**Problem**
Return each line of the listing below, unchanged, and omit the images.
--- Start Record set ---
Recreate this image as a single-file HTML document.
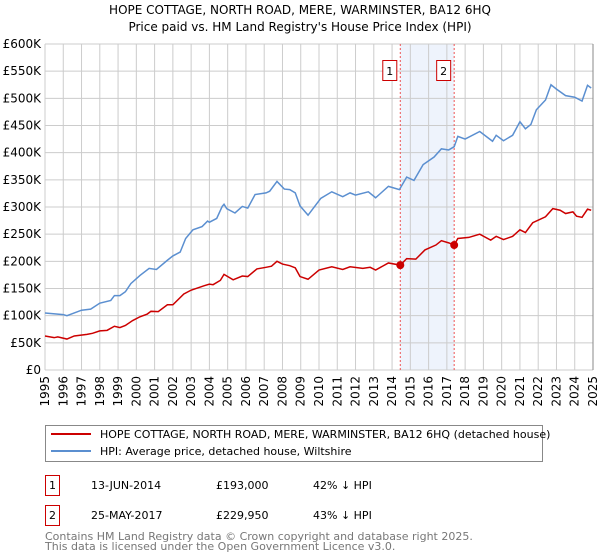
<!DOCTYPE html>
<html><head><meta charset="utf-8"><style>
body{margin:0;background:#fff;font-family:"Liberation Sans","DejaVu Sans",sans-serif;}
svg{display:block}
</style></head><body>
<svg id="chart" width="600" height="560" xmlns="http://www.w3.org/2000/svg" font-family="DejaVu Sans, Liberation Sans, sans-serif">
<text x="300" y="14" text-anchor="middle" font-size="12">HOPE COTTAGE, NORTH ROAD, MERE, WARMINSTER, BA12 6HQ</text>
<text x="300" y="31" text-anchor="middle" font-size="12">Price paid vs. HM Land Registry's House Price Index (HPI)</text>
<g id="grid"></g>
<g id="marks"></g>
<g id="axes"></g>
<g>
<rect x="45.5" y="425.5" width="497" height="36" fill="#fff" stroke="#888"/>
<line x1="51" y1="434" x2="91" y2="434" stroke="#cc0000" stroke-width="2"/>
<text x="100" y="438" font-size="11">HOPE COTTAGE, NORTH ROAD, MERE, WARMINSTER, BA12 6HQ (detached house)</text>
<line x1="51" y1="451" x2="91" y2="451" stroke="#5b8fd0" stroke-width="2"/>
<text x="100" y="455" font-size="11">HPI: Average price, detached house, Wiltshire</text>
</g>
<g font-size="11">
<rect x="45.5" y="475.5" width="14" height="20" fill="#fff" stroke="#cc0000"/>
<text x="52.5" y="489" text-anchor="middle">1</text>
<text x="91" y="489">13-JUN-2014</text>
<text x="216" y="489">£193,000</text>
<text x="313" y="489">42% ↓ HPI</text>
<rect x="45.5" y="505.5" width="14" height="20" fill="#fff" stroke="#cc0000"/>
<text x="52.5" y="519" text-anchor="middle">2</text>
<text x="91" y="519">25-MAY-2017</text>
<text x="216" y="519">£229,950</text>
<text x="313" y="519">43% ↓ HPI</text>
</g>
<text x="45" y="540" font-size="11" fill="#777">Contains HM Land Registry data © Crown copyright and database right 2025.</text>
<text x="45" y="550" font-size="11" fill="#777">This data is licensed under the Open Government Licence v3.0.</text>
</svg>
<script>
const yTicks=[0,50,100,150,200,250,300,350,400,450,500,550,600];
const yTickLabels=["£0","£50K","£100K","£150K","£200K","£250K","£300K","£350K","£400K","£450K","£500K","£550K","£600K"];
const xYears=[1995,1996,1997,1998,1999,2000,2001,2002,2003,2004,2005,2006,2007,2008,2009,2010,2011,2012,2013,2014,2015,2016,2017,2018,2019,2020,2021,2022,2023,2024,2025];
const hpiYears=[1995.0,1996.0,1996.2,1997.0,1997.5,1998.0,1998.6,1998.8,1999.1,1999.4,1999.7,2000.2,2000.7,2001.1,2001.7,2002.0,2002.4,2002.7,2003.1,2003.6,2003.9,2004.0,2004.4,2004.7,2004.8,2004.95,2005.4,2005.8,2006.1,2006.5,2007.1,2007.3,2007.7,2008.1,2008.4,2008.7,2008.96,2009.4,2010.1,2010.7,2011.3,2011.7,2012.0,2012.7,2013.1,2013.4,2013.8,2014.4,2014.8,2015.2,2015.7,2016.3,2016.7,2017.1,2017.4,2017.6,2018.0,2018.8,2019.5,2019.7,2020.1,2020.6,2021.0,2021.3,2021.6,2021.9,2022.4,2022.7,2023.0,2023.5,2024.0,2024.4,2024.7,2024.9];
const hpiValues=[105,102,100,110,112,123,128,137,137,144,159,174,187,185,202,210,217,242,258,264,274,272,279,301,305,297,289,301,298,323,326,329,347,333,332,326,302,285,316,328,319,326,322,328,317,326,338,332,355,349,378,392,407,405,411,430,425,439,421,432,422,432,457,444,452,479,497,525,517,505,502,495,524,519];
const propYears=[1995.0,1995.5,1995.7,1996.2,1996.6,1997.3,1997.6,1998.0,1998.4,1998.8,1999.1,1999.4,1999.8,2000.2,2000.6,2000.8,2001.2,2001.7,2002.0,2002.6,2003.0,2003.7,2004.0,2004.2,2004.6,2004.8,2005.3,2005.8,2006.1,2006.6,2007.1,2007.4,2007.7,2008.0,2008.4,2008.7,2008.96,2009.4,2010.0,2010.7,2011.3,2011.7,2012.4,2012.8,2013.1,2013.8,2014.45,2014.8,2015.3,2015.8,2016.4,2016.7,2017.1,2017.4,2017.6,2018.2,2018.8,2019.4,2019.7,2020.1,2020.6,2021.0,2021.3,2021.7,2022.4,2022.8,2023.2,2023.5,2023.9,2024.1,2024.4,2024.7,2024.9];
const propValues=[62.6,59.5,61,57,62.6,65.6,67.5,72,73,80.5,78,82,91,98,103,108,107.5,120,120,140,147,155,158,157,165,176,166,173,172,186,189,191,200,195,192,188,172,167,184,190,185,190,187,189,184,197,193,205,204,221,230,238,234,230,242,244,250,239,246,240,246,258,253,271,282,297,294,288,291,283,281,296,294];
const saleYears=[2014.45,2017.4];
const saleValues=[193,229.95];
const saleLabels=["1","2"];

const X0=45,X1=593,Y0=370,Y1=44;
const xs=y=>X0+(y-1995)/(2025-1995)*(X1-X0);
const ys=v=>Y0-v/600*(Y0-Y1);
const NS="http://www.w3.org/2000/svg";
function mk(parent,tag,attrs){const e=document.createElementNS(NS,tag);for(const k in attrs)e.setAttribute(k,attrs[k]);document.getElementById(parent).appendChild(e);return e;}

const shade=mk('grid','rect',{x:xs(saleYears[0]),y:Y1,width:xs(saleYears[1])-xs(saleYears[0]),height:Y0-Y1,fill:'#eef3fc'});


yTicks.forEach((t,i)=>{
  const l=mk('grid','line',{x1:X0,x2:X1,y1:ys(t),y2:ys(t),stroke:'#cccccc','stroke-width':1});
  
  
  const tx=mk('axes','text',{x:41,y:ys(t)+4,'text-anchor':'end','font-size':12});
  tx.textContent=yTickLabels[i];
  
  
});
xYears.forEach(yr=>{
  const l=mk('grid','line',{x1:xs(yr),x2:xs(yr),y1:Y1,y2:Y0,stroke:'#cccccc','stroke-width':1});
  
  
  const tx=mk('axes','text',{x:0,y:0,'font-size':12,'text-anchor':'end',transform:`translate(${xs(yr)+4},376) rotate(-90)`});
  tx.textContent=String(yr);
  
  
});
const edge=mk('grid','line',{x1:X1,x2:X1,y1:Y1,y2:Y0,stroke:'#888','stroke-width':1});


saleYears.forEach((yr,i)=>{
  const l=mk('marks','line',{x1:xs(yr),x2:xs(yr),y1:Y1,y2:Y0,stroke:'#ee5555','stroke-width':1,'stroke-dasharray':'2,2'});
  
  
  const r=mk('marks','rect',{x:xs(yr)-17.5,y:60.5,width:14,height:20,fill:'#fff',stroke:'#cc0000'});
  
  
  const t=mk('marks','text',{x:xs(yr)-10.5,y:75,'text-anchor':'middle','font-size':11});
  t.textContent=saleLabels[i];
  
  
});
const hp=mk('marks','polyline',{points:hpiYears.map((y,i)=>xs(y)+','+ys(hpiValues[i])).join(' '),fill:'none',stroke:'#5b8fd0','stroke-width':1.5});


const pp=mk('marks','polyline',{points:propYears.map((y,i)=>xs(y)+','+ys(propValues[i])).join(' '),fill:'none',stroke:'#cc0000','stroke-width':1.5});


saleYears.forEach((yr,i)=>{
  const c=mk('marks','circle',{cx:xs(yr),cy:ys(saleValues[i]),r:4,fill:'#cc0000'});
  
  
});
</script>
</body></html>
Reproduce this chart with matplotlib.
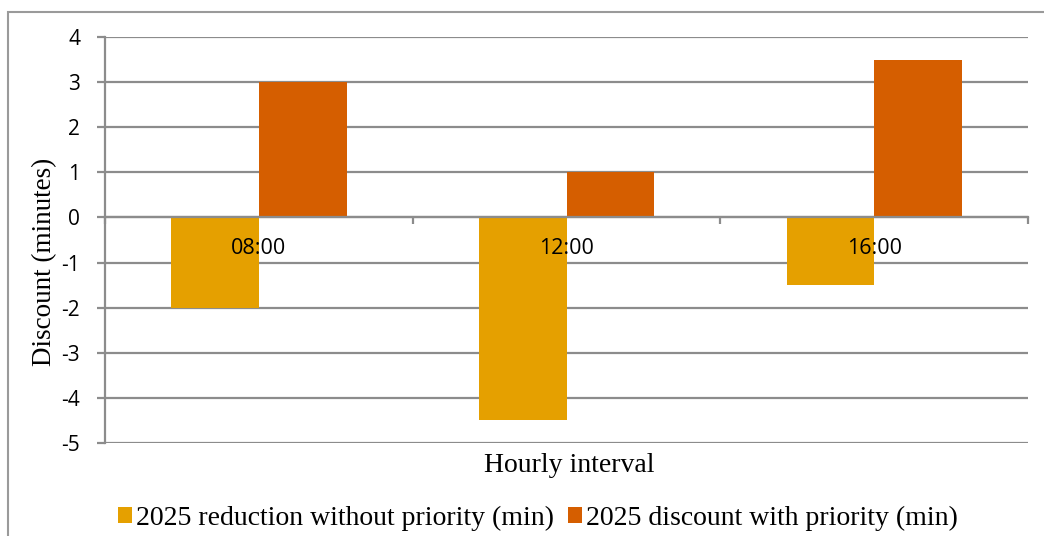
--- End Record set ---
**Solution to this task**
Recreate this image as a single-file HTML document.
<!DOCTYPE html>
<html><head><meta charset="utf-8"><style>
body{margin:0;background:#fff;font-family:"Liberation Sans","DejaVu Sans",sans-serif;}
svg{display:block}
</style></head><body>
<svg id="chart" width="600" height="560" xmlns="http://www.w3.org/2000/svg" font-family="DejaVu Sans, Liberation Sans, sans-serif">
<text x="300" y="14" text-anchor="middle" font-size="12">HOPE COTTAGE, NORTH ROAD, MERE, WARMINSTER, BA12 6HQ</text>
<text x="300" y="31" text-anchor="middle" font-size="12">Price paid vs. HM Land Registry's House Price Index (HPI)</text>
<g id="grid"></g>
<g id="marks"></g>
<g id="axes"></g>
<g>
<rect x="45.5" y="425.5" width="497" height="36" fill="#fff" stroke="#888"/>
<line x1="51" y1="434" x2="91" y2="434" stroke="#cc0000" stroke-width="2"/>
<text x="100" y="438" font-size="11">HOPE COTTAGE, NORTH ROAD, MERE, WARMINSTER, BA12 6HQ (detached house)</text>
<line x1="51" y1="451" x2="91" y2="451" stroke="#5b8fd0" stroke-width="2"/>
<text x="100" y="455" font-size="11">HPI: Average price, detached house, Wiltshire</text>
</g>
<g font-size="11">
<rect x="45.5" y="475.5" width="14" height="20" fill="#fff" stroke="#cc0000"/>
<text x="52.5" y="489" text-anchor="middle">1</text>
<text x="91" y="489">13-JUN-2014</text>
<text x="216" y="489">£193,000</text>
<text x="313" y="489">42% ↓ HPI</text>
<rect x="45.5" y="505.5" width="14" height="20" fill="#fff" stroke="#cc0000"/>
<text x="52.5" y="519" text-anchor="middle">2</text>
<text x="91" y="519">25-MAY-2017</text>
<text x="216" y="519">£229,950</text>
<text x="313" y="519">43% ↓ HPI</text>
</g>
<text x="45" y="540" font-size="11" fill="#777">Contains HM Land Registry data © Crown copyright and database right 2025.</text>
<text x="45" y="550" font-size="11" fill="#777">This data is licensed under the Open Government Licence v3.0.</text>
</svg>
<script>
const yTicks=[0,50,100,150,200,250,300,350,400,450,500,550,600];
const yTickLabels=["£0","£50K","£100K","£150K","£200K","£250K","£300K","£350K","£400K","£450K","£500K","£550K","£600K"];
const xYears=[1995,1996,1997,1998,1999,2000,2001,2002,2003,2004,2005,2006,2007,2008,2009,2010,2011,2012,2013,2014,2015,2016,2017,2018,2019,2020,2021,2022,2023,2024,2025];
const hpiYears=[1995.0,1996.0,1996.2,1997.0,1997.5,1998.0,1998.6,1998.8,1999.1,1999.4,1999.7,2000.2,2000.7,2001.1,2001.7,2002.0,2002.4,2002.7,2003.1,2003.6,2003.9,2004.0,2004.4,2004.7,2004.8,2004.95,2005.4,2005.8,2006.1,2006.5,2007.1,2007.3,2007.7,2008.1,2008.4,2008.7,2008.96,2009.4,2010.1,2010.7,2011.3,2011.7,2012.0,2012.7,2013.1,2013.4,2013.8,2014.4,2014.8,2015.2,2015.7,2016.3,2016.7,2017.1,2017.4,2017.6,2018.0,2018.8,2019.5,2019.7,2020.1,2020.6,2021.0,2021.3,2021.6,2021.9,2022.4,2022.7,2023.0,2023.5,2024.0,2024.4,2024.7,2024.9];
const hpiValues=[105,102,100,110,112,123,128,137,137,144,159,174,187,185,202,210,217,242,258,264,274,272,279,301,305,297,289,301,298,323,326,329,347,333,332,326,302,285,316,328,319,326,322,328,317,326,338,332,355,349,378,392,407,405,411,430,425,439,421,432,422,432,457,444,452,479,497,525,517,505,502,495,524,519];
const propYears=[1995.0,1995.5,1995.7,1996.2,1996.6,1997.3,1997.6,1998.0,1998.4,1998.8,1999.1,1999.4,1999.8,2000.2,2000.6,2000.8,2001.2,2001.7,2002.0,2002.6,2003.0,2003.7,2004.0,2004.2,2004.6,2004.8,2005.3,2005.8,2006.1,2006.6,2007.1,2007.4,2007.7,2008.0,2008.4,2008.7,2008.96,2009.4,2010.0,2010.7,2011.3,2011.7,2012.4,2012.8,2013.1,2013.8,2014.45,2014.8,2015.3,2015.8,2016.4,2016.7,2017.1,2017.4,2017.6,2018.2,2018.8,2019.4,2019.7,2020.1,2020.6,2021.0,2021.3,2021.7,2022.4,2022.8,2023.2,2023.5,2023.9,2024.1,2024.4,2024.7,2024.9];
const propValues=[62.6,59.5,61,57,62.6,65.6,67.5,72,73,80.5,78,82,91,98,103,108,107.5,120,120,140,147,155,158,157,165,176,166,173,172,186,189,191,200,195,192,188,172,167,184,190,185,190,187,189,184,197,193,205,204,221,230,238,234,230,242,244,250,239,246,240,246,258,253,271,282,297,294,288,291,283,281,296,294];
const saleYears=[2014.45,2017.4];
const saleValues=[193,229.95];
const saleLabels=["1","2"];

const X0=45,X1=593,Y0=370,Y1=44;
const xs=y=>X0+(y-1995)/(2025-1995)*(X1-X0);
const ys=v=>Y0-v/600*(Y0-Y1);
const NS="http://www.w3.org/2000/svg";
function mk(parent,tag,attrs){const e=document.createElementNS(NS,tag);for(const k in attrs)e.setAttribute(k,attrs[k]);document.getElementById(parent).appendChild(e);return e;}

const shade=mk('grid','rect',{x:xs(saleYears[0]),y:Y1,width:xs(saleYears[1])-xs(saleYears[0]),height:Y0-Y1,fill:'#eef3fc'});


yTicks.forEach((t,i)=>{
  const l=mk('grid','line',{x1:X0,x2:X1,y1:ys(t),y2:ys(t),stroke:'#cccccc','stroke-width':1});
  
  
  const tx=mk('axes','text',{x:41,y:ys(t)+4,'text-anchor':'end','font-size':12});
  tx.textContent=yTickLabels[i];
  
  
});
xYears.forEach(yr=>{
  const l=mk('grid','line',{x1:xs(yr),x2:xs(yr),y1:Y1,y2:Y0,stroke:'#cccccc','stroke-width':1});
  
  
  const tx=mk('axes','text',{x:0,y:0,'font-size':12,'text-anchor':'end',transform:`translate(${xs(yr)+4},376) rotate(-90)`});
  tx.textContent=String(yr);
  
  
});
const edge=mk('grid','line',{x1:X1,x2:X1,y1:Y1,y2:Y0,stroke:'#888','stroke-width':1});


saleYears.forEach((yr,i)=>{
  const l=mk('marks','line',{x1:xs(yr),x2:xs(yr),y1:Y1,y2:Y0,stroke:'#ee5555','stroke-width':1,'stroke-dasharray':'2,2'});
  
  
  const r=mk('marks','rect',{x:xs(yr)-17.5,y:60.5,width:14,height:20,fill:'#fff',stroke:'#cc0000'});
  
  
  const t=mk('marks','text',{x:xs(yr)-10.5,y:75,'text-anchor':'middle','font-size':11});
  t.textContent=saleLabels[i];
  
  
});
const hp=mk('marks','polyline',{points:hpiYears.map((y,i)=>xs(y)+','+ys(hpiValues[i])).join(' '),fill:'none',stroke:'#5b8fd0','stroke-width':1.5});


const pp=mk('marks','polyline',{points:propYears.map((y,i)=>xs(y)+','+ys(propValues[i])).join(' '),fill:'none',stroke:'#cc0000','stroke-width':1.5});


saleYears.forEach((yr,i)=>{
  const c=mk('marks','circle',{cx:xs(yr),cy:ys(saleValues[i]),r:4,fill:'#cc0000'});
  
  
});
</script>
</body></html>
Reproduce this chart with matplotlib.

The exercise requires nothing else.